Despite recent US-Iran friction, if the White House broadly succeeds in normalising oil transit through the Strait of Hormuz, the resulting fall in crude prices will clearly ease inflationary pressures. This is much needed - since the war began, US CPI's month-on-month gain has jumped to 0.9% in March, easing only marginally to 0.6% in April and 0.5% in May. Should inflationary pressures remain elevated by year-end, we could see volatility emerging in risk-asset valuations.

Healthy bull market could digest gains over near-term

While the long-term AI-driven bull market remains largely intact, over the near-term it could take some time to digest the sharp gains made since late March. Although timing near-term market swings is impossible, several signals give us pause. First, the US call/put ratio points to highly bullish sentiment, which historically is a contrarian indicator. Second, rising levels of margin debt leaves the market more prone to volatility; and third, the rally's narrow breadth signals near-term vulnerability, though a sustained broadening beyond today's handful of AI leaders would ease the risk of a shakeout in 2H2026.

Given the overwhelming market focus on the AI theme, it can be easy for investors to lose discipline on managing concentration risks and ensuring diversification in their portfolios. As they stay invested for the long-term, this is an opportune time to assess the risks of over-concentration in specific markets, sectors or single stocks, and ensure portfolio resilience against volatility risks.

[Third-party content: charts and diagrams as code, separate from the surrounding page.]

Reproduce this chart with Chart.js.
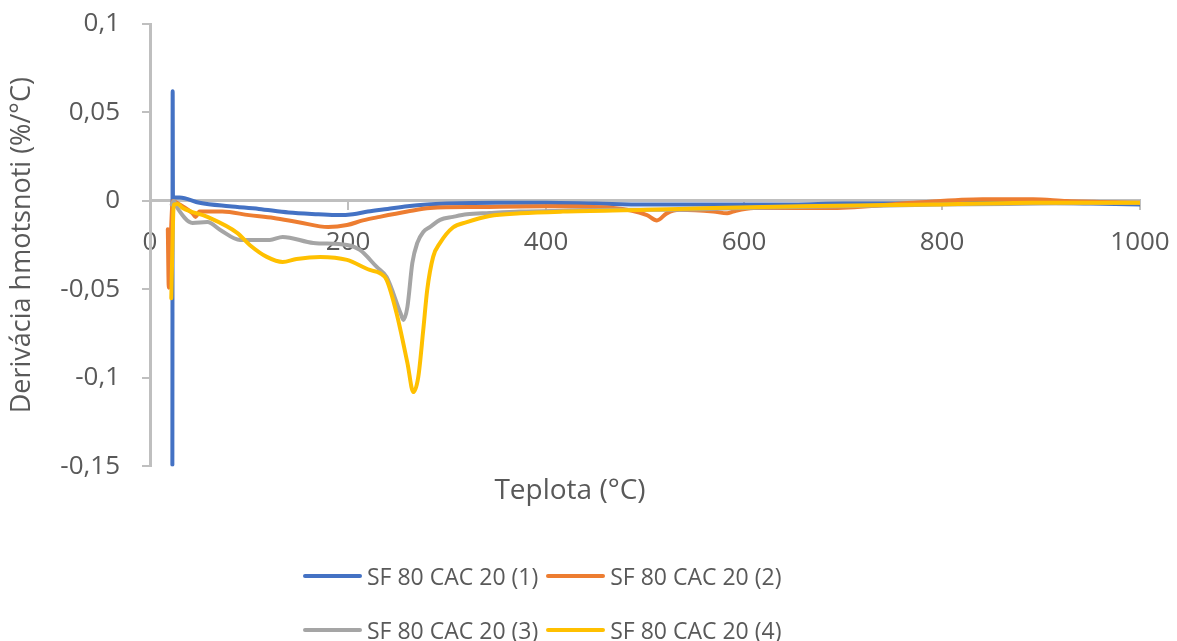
<!DOCTYPE html>
<html>
<head>
<meta charset="utf-8">
<script src="https://cdn.jsdelivr.net/npm/chart.js@4/dist/chart.umd.min.js"></script>
<style>
  html, body { margin: 0; padding: 0; background: #fff; }
  #wrap { position: relative; width: 1177px; height: 641px; }
  #legend {
    position: absolute; left: 303px; top: 561px;
    display: grid; grid-template-columns: auto auto;
    column-gap: 8px; row-gap: 24px;
    font-family: "Open Sans", sans-serif; font-size: 23px; color: #595959;
  }
  .item { display: flex; align-items: center; height: 30px; white-space: nowrap; }
  .swatch { width: 59px; height: 4px; border-radius: 2px; margin-right: 5px; }
</style>
</head>
<body>
<div id="wrap">
  <canvas id="chart" width="1177" height="641"></canvas>
  <div id="legend"></div>
</div>
<script>
// DTG derivative curves
const seriesNames = ["SF 80 CAC 20 (1)", "SF 80 CAC 20 (2)", "SF 80 CAC 20 (3)", "SF 80 CAC 20 (4)"];
const seriesColors = ["#4472C4", "#ED7D31", "#A5A5A5", "#FFC000"];

const temps1 = [22.6, 22.9, 23.2, 24.5, 30, 50, 80, 110, 140, 170, 190, 205, 220, 240, 260, 280, 300, 350, 400, 450, 500, 550, 600, 650, 700, 750, 800, 850, 900, 950, 1000];
const dtg1 = [-0.149, 0.062, 0.002, 0.002, 0.002, -0.001, -0.003, -0.0045, -0.0065, -0.0075, -0.008, -0.0075, -0.006, -0.0045, -0.003, -0.002, -0.0015, -0.001, -0.001, -0.0015, -0.002, -0.002, -0.002, -0.002, -0.0015, -0.0015, -0.0015, -0.001, -0.001, -0.0015, -0.002];

const temps2 = [18, 19, 21, 23, 30, 43, 46, 50, 73, 100, 125, 150, 180, 199, 215, 232, 260, 283, 333, 401, 468, 502, 512, 522, 535, 569, 583, 589, 610, 690, 771, 841, 892, 926, 1000];
const dtg2 = [-0.016, -0.049, -0.02, 0.0, -0.002, -0.007, -0.009, -0.006, -0.006, -0.008, -0.0096, -0.012, -0.0147, -0.0136, -0.011, -0.009, -0.006, -0.004, -0.0034, -0.003, -0.004, -0.008, -0.011, -0.007, -0.005, -0.006, -0.007, -0.006, -0.004, -0.004, -0.001, 0.001, 0.001, 0.0, -0.001];

const temps3 = [22, 24, 27, 43, 58, 71, 91, 108, 121, 134, 165, 199, 212, 229, 239, 253, 256, 260, 265, 270, 276, 283, 293, 306, 320, 343, 374, 417, 470, 530, 600, 700, 800, 900, 1000];
const dtg3 = [-0.002, 0.0, -0.0034, -0.0124, -0.0119, -0.0164, -0.022, -0.022, -0.022, -0.0203, -0.0237, -0.0249, -0.0277, -0.0373, -0.043, -0.0633, -0.0672, -0.0599, -0.035, -0.0237, -0.0175, -0.0147, -0.0107, -0.009, -0.0075, -0.0068, -0.006, -0.0055, -0.005, -0.005, -0.004, -0.003, -0.002, -0.0015, -0.001];

const temps4 = [21.5, 22.5, 24, 28, 33, 58, 88, 101, 118, 134, 148, 172, 199, 222, 232, 239, 249, 260, 266, 271, 276, 280, 286, 293, 306, 320, 343, 374, 417, 502, 569, 657, 791, 892, 1000];
const dtg4 = [-0.055, -0.03, -0.002, -0.0017, -0.004, -0.009, -0.018, -0.025, -0.0316, -0.0345, -0.0328, -0.0316, -0.0333, -0.039, -0.0407, -0.0446, -0.0633, -0.0915, -0.108, -0.0994, -0.073, -0.0503, -0.0316, -0.0237, -0.015, -0.012, -0.0085, -0.007, -0.006, -0.005, -0.004, -0.003, -0.002, -0.001, -0.001];

const xTicks = [0, 200, 400, 600, 800, 1000];
const yTicks = [-0.15, -0.1, -0.05, 0, 0.05, 0.1];

const temps = [temps1, temps2, temps3, temps4];
const dtgs = [dtg1, dtg2, dtg3, dtg4];

const textColor = "#595959";
const axisColor = "#BFBFBF";
const font = "'Open Sans', sans-serif";

const datasets = seriesNames.map((name, i) => ({
  label: name,
  data: temps[i].map((t, j) => ({ x: t, y: dtgs[i][j] })),
  borderColor: seriesColors[i],
  backgroundColor: seriesColors[i],
  borderWidth: 4,
  borderCapStyle: "round",
  borderJoinStyle: "round",
  pointRadius: 0,
  cubicInterpolationMode: "monotone",
  order: seriesNames.length - i,
}));

const chart = new Chart(document.getElementById("chart").getContext("2d"), {
  type: "line",
  data: { datasets },
  options: {
    responsive: false,
    animation: false,
    layout: { padding: { left: 0, right: 37, top: 24, bottom: 133 } },
    scales: {
      x: {
        type: "linear",
        position: { y: 0 },
        min: 0,
        max: 1000,
        afterBuildTicks: (s) => { s.ticks = xTicks.map((v) => ({ value: v })); },
        // labels may hang past the plot edges, like in the original
        afterFit: (s) => { s.paddingLeft = 0; s.paddingRight = 0; },
        ticks: {
          color: textColor,
          font: { family: font, size: 26 },
          padding: 18,
          maxRotation: 0,
          callback: (v) => String(v),
        },
        grid: { drawOnChartArea: false, tickLength: 8, color: axisColor, lineWidth: 2 },
        border: { color: axisColor, width: 3 },
      },
      y: {
        min: -0.15,
        max: 0.1,
        afterBuildTicks: (s) => { s.ticks = yTicks.map((v) => ({ value: v })); },
        afterFit: (s) => { s.width = 150; s.paddingTop = 0; s.paddingBottom = 0; },
        ticks: {
          color: textColor,
          font: { family: font, size: 26 },
          padding: 22,
          callback: (v) => String(Number(v.toFixed(2))).replace(".", ","),
        },
        grid: { drawOnChartArea: false, tickLength: 8, color: axisColor, lineWidth: 2 },
        border: { color: axisColor, width: 3 },
        title: {
          display: true,
          text: "Derivácia hmotsnoti (%/°C)",
          color: textColor,
          font: { family: font, size: 27 },
          padding: { top: 6, bottom: 0 },
        },
      },
    },
    plugins: {
      legend: { display: false },
      tooltip: { enabled: false },
      title: {
        display: true,
        position: "bottom",
        text: "Teplota (°C)",
        color: textColor,
        font: { family: font, size: 28, weight: "normal" },
        padding: { top: 8, bottom: 0 },
      },
    },
  },
});

// two-column legend like the original
const legendEl = document.getElementById("legend");
chart.data.datasets.forEach((ds) => {
  const item = document.createElement("div");
  item.className = "item";
  const sw = document.createElement("span");
  sw.className = "swatch";
  sw.style.background = ds.borderColor;
  const label = document.createElement("span");
  label.textContent = ds.label;
  item.appendChild(sw);
  item.appendChild(label);
  legendEl.appendChild(item);
});
</script>
</body>
</html>
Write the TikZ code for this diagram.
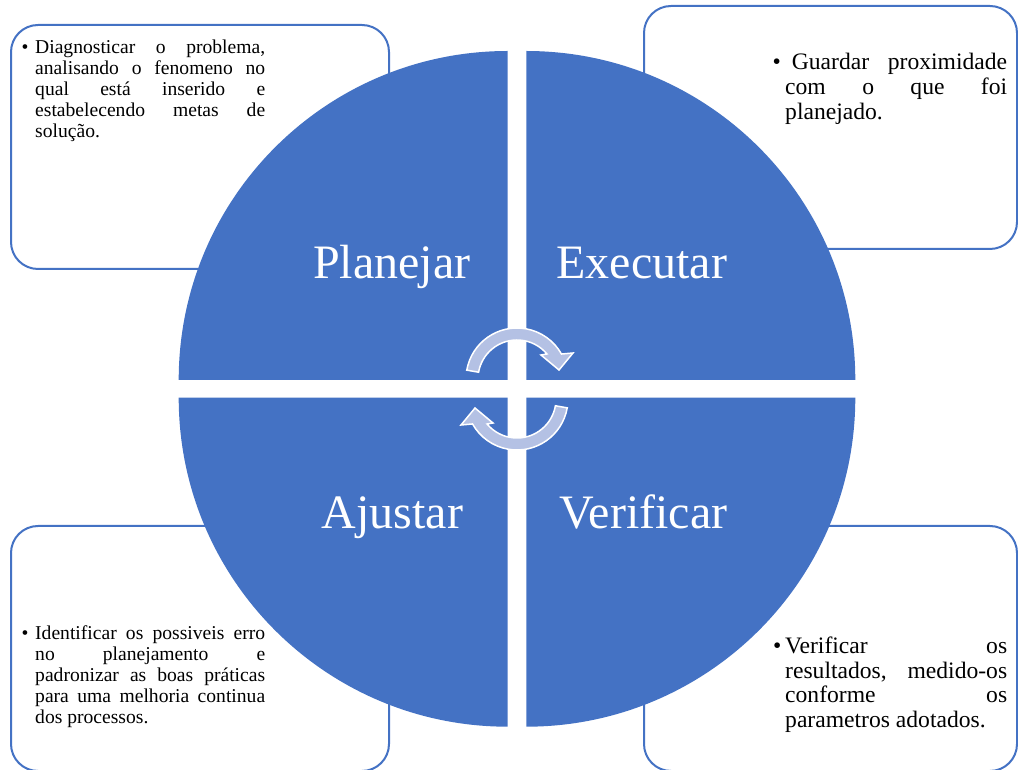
\documentclass[tikz,border=0pt]{standalone}
\usepackage{fontspec}
\setmainfont{Liberation Serif}
\definecolor{accent}{RGB}{68,114,196}
\definecolor{arrowfill}{RGB}{180,193,228}
\begin{document}
\begin{tikzpicture}[x=1pt,y=1pt,
  panel/.style={draw=accent, line width=2pt, rounded corners=27pt, fill=white, inner sep=0pt},
  quad/.style={fill=accent},
  lab/.style={text=white, font=\fontsize{48}{58}\selectfont, anchor=base, inner sep=0pt},
  smalltxt/.style={anchor=base west, inner sep=0pt, text width=230pt, align=justify, font=\fontsize{19.6}{20.8}\selectfont},
  bigtxt/.style={anchor=base west, inner sep=0pt, text width=222pt, align=justify, font=\fontsize{23.6}{24.8}\selectfont},
  cyc/.style={fill=arrowfill, draw=white, line width=1.5pt, line join=miter}]
\useasboundingbox (0,0) rectangle (1018,769);
% text panels
\node[panel, minimum width=378pt, minimum height=244pt] (tlbox) at (200,622) {};
\node[panel, minimum width=373pt, minimum height=243pt] (trbox) at (830.5,641.5) {};
\node[panel, minimum width=378pt, minimum height=245pt] (blbox) at (200,120.5) {};
\node[panel, minimum width=373pt, minimum height=245pt] (brbox) at (830.5,120.5) {};
% quadrants
\fill[quad] (507.7,389) -- ++(-329,0) arc[start angle=180,end angle=90,radius=329pt] -- cycle;
\fill[quad] (526.3,389) -- ++(0,329) arc[start angle=90,end angle=0,radius=329pt] -- cycle;
\fill[quad] (507.7,371.3) -- ++(-329,0) arc[start angle=180,end angle=270,radius=329pt] -- cycle;
\fill[quad] (526.3,371.3) -- ++(0,-329) arc[start angle=270,end angle=360,radius=329pt] -- cycle;
% labels
\node[lab] (planejar) at (391.7,490.7) {Planejar};
\node[lab] (executar) at (641.7,490.7) {Executar};
\node[lab] (ajustar) at (392.5,240.7) {Ajustar};
\node[lab] (verificar) at (643.3,240.7) {Verificar};
% circular arrows
\path[cyc] ([shift={(517,390)}]170:51pt) arc[start angle=170,end angle=29.3,radius=51pt]
  -- (573,416) -- (559,399) -- (541,414)
  -- ([shift={(517,390)}]39.9:39pt) arc[start angle=39.9,end angle=170,radius=39pt] -- cycle;
\path[cyc, rotate around={180:(517,380)}] ([shift={(517,390)}]170:51pt) arc[start angle=170,end angle=29.3,radius=51pt]
  -- (573,416) -- (559,399) -- (541,414)
  -- ([shift={(517,390)}]39.9:39pt) arc[start angle=39.9,end angle=170,radius=39pt] -- cycle;
% texts
\node[smalltxt] (tltext) at (35,715) {\leavevmode\llap{\textbullet\hspace{6.6pt}}Diagnosticar o problema,\linebreak analisando o fenomeno no\linebreak qual está inserido e\linebreak estabelecendo metas de\linebreak solução.};
\node[bigtxt] (trtext) at (785,699) {\leavevmode\llap{\textbullet\hspace{4.4pt}}\hspace*{6.7pt}Guardar proximidade\linebreak com o que foi\linebreak planejado.};
\node[smalltxt] (bltext) at (35,129) {\leavevmode\llap{\textbullet\hspace{6.6pt}}Identificar os possiveis erro\linebreak no planejamento e\linebreak padronizar as boas práticas\linebreak para uma melhoria continua\linebreak dos processos.};
\node[bigtxt] (brtext) at (785,115.7) {\leavevmode\llap{\textbullet\hspace{3.9pt}}Verificar os\linebreak resultados, medido-os\linebreak conforme os\linebreak parametros adotados.};
\end{tikzpicture}
\end{document}
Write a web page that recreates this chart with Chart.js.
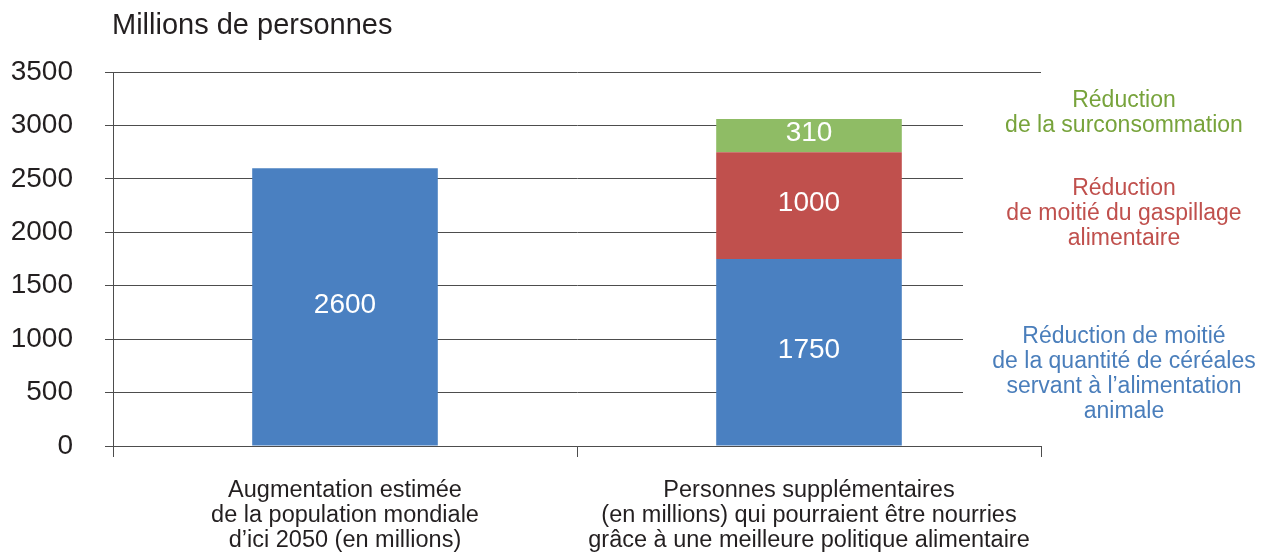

Favouring quality and carry in fixed income

In fixed income, spread compression and carry supported total returns in the first half of 2026. Credit was resilient with every segment posting positive year-to-date returns, and High Yield (HY) and Emerging Markets (EM) bonds outperformed their Investment Grade (IG) and Developed Markets (DM) counterparts.

We see rates volatility and dispersion as the key themes into 2H2026: the Fed's rate path and the mid-term elections will shape narratives, while shifting inflation and labour dynamics, plus reduced Fed guidance, could lift volatility.  We look for spreads to widen moderately as the UST curve flattens, leaving carry an important support and credit selection paramount. We continue to favour high-quality credits and stay Neutral on duration. In DM, we prefer IG over HY given late-cycle dynamics and HY's unattractive relative valuation. Within EM corporates, we are Neutral on Asia and Latin America (Latam) and Underweight CEEMEA (Central and Eastern Europe, the Middle East, and Africa). Within EM sovereigns, we favour Latin America over CEEMEA and Asia, with opportunities in selected African sovereigns.